Map of life expectancy at birth from Global Education Project.

Tuesday, March 28, 2017

Ratcheting up


Here's a long form piece in the Gray Lady about the history, present and likely future of Medicaid. I think you should read the whole thing but I'll give you a couple of pull outs.

Medicaid started small, as a minor add-on to Medicare. Originally, it was coupled to what was generally called "welfare," Aid to Families with Dependent Children, and hardly anybody noticed. But over the years, bit by bit, Democrats managed to expand its scope to include people with disabilities, elderly people in nursing homes, and low income families that were not on welfare. By now, the assumption that able-bodied adults should be able to afford health insurance is decisively false.

In fact, far from creating a culture of dependency and discouraging people from working, Medicaid makes work possible for people with children with disabilities and/or severe health care needs; or elderly relatives who need care. And it keeps people in the labor force who need health care to be able to work. So part of the cost is recouped in taxes. Anyway, people generally don't seem to understand that government spending isn't like household spending. Every dime spent on Medicaid is income for health care providers, pharmaceutical and medical device manufacturers, and related services; and profit for shareholders.
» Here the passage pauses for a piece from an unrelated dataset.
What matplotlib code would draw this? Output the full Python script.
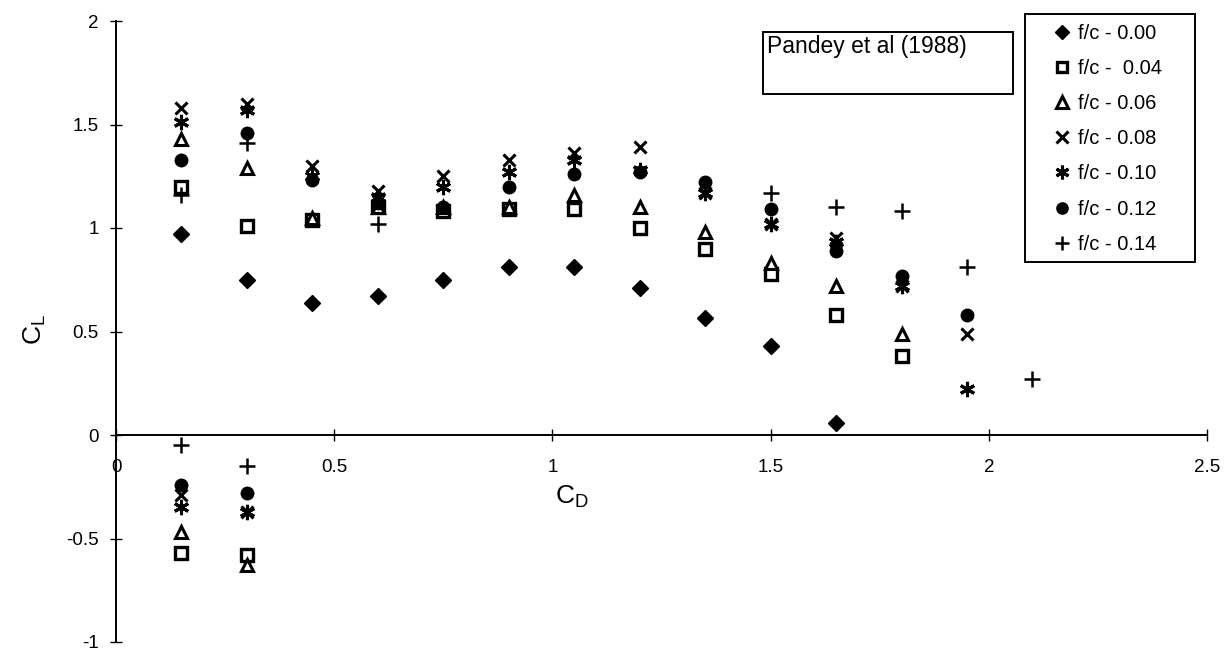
"""Pandey et al (1988): CL vs CD for cambered plates of different f/c."""

import matplotlib
matplotlib.use('Agg')
import matplotlib.pyplot as plt
from matplotlib.patches import Rectangle

plt.rcParams['font.family'] = ['Liberation Sans', 'DejaVu Sans']
plt.rcParams['axes.unicode_minus'] = False
plt.rcParams['mathtext.default'] = 'regular'

# ---- data ----
cd_00 = [0.15, 0.30, 0.45, 0.60, 0.75, 0.90, 1.05, 1.20, 1.35, 1.50, 1.65]
cl_00 = [0.97, 0.75, 0.64, 0.67, 0.75, 0.81, 0.81, 0.71, 0.565, 0.43, 0.06]

cd_04 = [0.15, 0.15, 0.30, 0.30, 0.45, 0.60, 0.75, 0.90, 1.05, 1.20, 1.35, 1.50, 1.65, 1.80]
cl_04 = [1.20, -0.57, 1.01, -0.58, 1.04, 1.10, 1.08, 1.09, 1.09, 1.00, 0.90, 0.78, 0.58, 0.38]

cd_06 = [0.15, 0.15, 0.30, 0.30, 0.45, 0.60, 0.75, 0.90, 1.05, 1.20, 1.35, 1.50, 1.65, 1.80]
cl_06 = [1.43, -0.47, 1.29, -0.63, 1.05, 1.10, 1.10, 1.10, 1.16, 1.10, 0.98, 0.83, 0.72, 0.49]

cd_08 = [0.15, 0.15, 0.30, 0.30, 0.45, 0.60, 0.75, 0.90, 1.05, 1.20, 1.35, 1.50, 1.65, 1.80, 1.95]
cl_08 = [1.58, -0.29, 1.60, -0.37, 1.30, 1.18, 1.25, 1.33, 1.36, 1.39, 1.17, 1.02, 0.95, 0.72, 0.49]

cd_10 = [0.15, 0.15, 0.30, 0.30, 0.45, 0.60, 0.75, 0.90, 1.05, 1.20, 1.35, 1.50, 1.65, 1.80, 1.95]
cl_10 = [1.51, -0.35, 1.57, -0.37, 1.25, 1.15, 1.20, 1.27, 1.33, 1.28, 1.17, 1.02, 0.93, 0.72, 0.22]

cd_12 = [0.15, 0.15, 0.30, 0.30, 0.45, 0.60, 0.75, 0.90, 1.05, 1.20, 1.35, 1.50, 1.65, 1.80, 1.95]
cl_12 = [1.33, -0.24, 1.46, -0.28, 1.23, 1.12, 1.10, 1.20, 1.26, 1.27, 1.22, 1.09, 0.89, 0.77, 0.58]

cd_14 = [0.15, 0.15, 0.30, 0.30, 0.60, 1.50, 1.65, 1.80, 1.95, 2.10]
cl_14 = [1.16, -0.05, 1.41, -0.15, 1.02, 1.17, 1.10, 1.08, 0.81, 0.27]

labels = ['f/c - 0.00', 'f/c -  0.04', 'f/c - 0.06', 'f/c - 0.08',
          'f/c - 0.10', 'f/c - 0.12', 'f/c - 0.14']

W, H = 1231, 655
fig = plt.figure(figsize=(W / 100, H / 100), dpi=100)
# axes box: x 0..2.5 -> px 116..1207, y -1..2 -> px 642..21
ax = fig.add_axes([116 / W, 1 - 642 / H, (1207 - 116) / W, (642 - 21) / H])

k = dict(linestyle='none', color='black', markeredgecolor='black')
ax.plot(cd_00, cl_00, marker='D', markersize=8, label=labels[0], **k)
ax.plot(cd_04, cl_04, marker='s', markersize=8, markerfacecolor='white',
        markeredgewidth=2.4, label=labels[1], **k)
ax.plot(cd_06, cl_06, marker='^', markersize=9, markerfacecolor='white',
        markeredgewidth=2.2, label=labels[2], **k)
ax.plot(cd_08, cl_08, marker='x', markersize=9, markeredgewidth=2.2,
        label=labels[3], **k)
ax.plot(cd_10, cl_10, marker=(6, 2, 0), markersize=11, markeredgewidth=2.2,
        label=labels[4], **k)
ax.plot(cd_12, cl_12, marker='o', markersize=9, label=labels[5], **k)
ax.plot(cd_14, cl_14, marker='+', markersize=11, markeredgewidth=1.8,
        label=labels[6], **k)

ax.set_xlim(0, 2.5)
ax.set_ylim(-1, 2)
ax.set_xticks([0, 0.5, 1, 1.5, 2, 2.5])
ax.set_xticklabels(['0', '0.5', '1', '1.5', '2', '2.5'])
ax.set_yticks([-1, -0.5, 0, 0.5, 1, 1.5, 2])
ax.set_yticklabels(['-1', '-0.5', '0', '0.5', '1', '1.5', '2'])

ax.spines['top'].set_visible(False)
ax.spines['right'].set_visible(False)
ax.spines['bottom'].set_position(('data', 0))
for s in ('left', 'bottom'):
    ax.spines[s].set_linewidth(1.4)
ax.tick_params(axis='both', direction='inout', length=9, width=1.0,
               labelsize=13.5)
ax.tick_params(axis='x', pad=13)
ax.tick_params(axis='y', pad=8)

fig.text(572 / W, 1 - 497 / H, 'C$_D$', fontsize=19, ha='center', va='center')
fig.text(35 / W, 1 - 330 / H, 'C$_L$', fontsize=19, ha='center', va='center',
         rotation=90)

# legend: entries without frame, frame drawn as a separate box
leg = ax.legend(loc='upper left', bbox_to_anchor=(1052 / W, 1 - 24 / H),
                bbox_transform=fig.transFigure, frameon=False,
                fontsize=14.5, labelspacing=0.8, handlelength=1.0,
                handletextpad=0.3, borderpad=0, borderaxespad=0,
                markerscale=0.9)
fig.patches.append(Rectangle((1025 / W, 1 - 262 / H), 170 / W, 248 / H,
                             transform=fig.transFigure, fill=False,
                             edgecolor='black', linewidth=1.4))

# reference box
fig.patches.append(Rectangle((763 / W, 1 - 94 / H), 250 / W, 62 / H,
                             transform=fig.transFigure, fill=False,
                             edgecolor='black', linewidth=1.4))
fig.text(767 / W, 1 - 47 / H, 'Pandey et al (1988)', fontsize=16.5,
         ha='left', va='center')

fig.savefig('out.png', dpi=100)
Medicaid pays for half of all childbirths in the U.S. A large majority of Americans either benefit from it themselves, or have friends and relatives who do. The Republicans' disastrous American Health Care Act would have taken Medicaid away from the population that benefited from the ACA expansion, and then gradually reduced funding over the years forcing the states to spend more of their own money, or drop beneficiaries and services. That turned out to be politically impossible.

The Republicans aren't going to take away Medicare or Social Security either. Once people got these benefits, and realized how much better they made life for everybody, eliminating them became politically impossible. He was obviously lying, as he always does, but when Ronald T. Dump was campaigning for president, he promised to protect Medicare, Medicaid and Social Security, and even to provide health care for all. He knew he needed to speak those lies in order to have a chance. Of course, in reality, he supported Paul Ryan's bill that would have destroyed Medicaid. But they failed. Now we can go about the business of continuing to expand Medicare and Medicaid, providing a public option on the ACA exchanges, and one day --

Universal, comprehensive, single payer national health care. That is our right.

6 comments:

Anna said...

Nice post...

Anonymous said...

Universal, comprehensive, single payer national health care. That is our right.

This is highly entertaining coming from a someone that gets most, if not all, of his health insurance costs paid for by someone else.

Anonymous said...

And who pays for Paul Ryan's health care?

Here's a hint. Congresspersons have access to a civil service-like health plan in which over half of the costs are paid by their employer - namely you.

Anonymous said...

True that...

It's very easy for Congressman Ryan and those in academia who also get a free ride to tell the rest of us how health insurance should work when they are insulated from the burden of paying for it.

I'm with ya'

Don Quixote said...

Nota bena: The blogger (who is a friend of mine), though indeed an "academic," worked for years at a grant-funded foundation, the purpose of which was to obtain health care for members of the Latino community in a major northeastern city. So his insistence on universal, single-payer, comprehensive health care for all Americans--as people have in most other countries--is passionate because he has seen first-hand the results of our country's neglect of its poor populations and minorities.

Anonymous said...


Guaranteed that Mr. Cervantes gets his health insurance either free or very heavily subsidized. He pays little, if any.

But he seems pretty willing to tell the rest of us who *do* pay who, and how much we should subsidize others. Any spending proposal on healthcare would feel better if those who are making the proposal had a little skin in the game.

One way this could be accomplished is to make Cervantes and Paul Ryan subject to the same rules and pay the same amount out of their own pocket as the rest of us.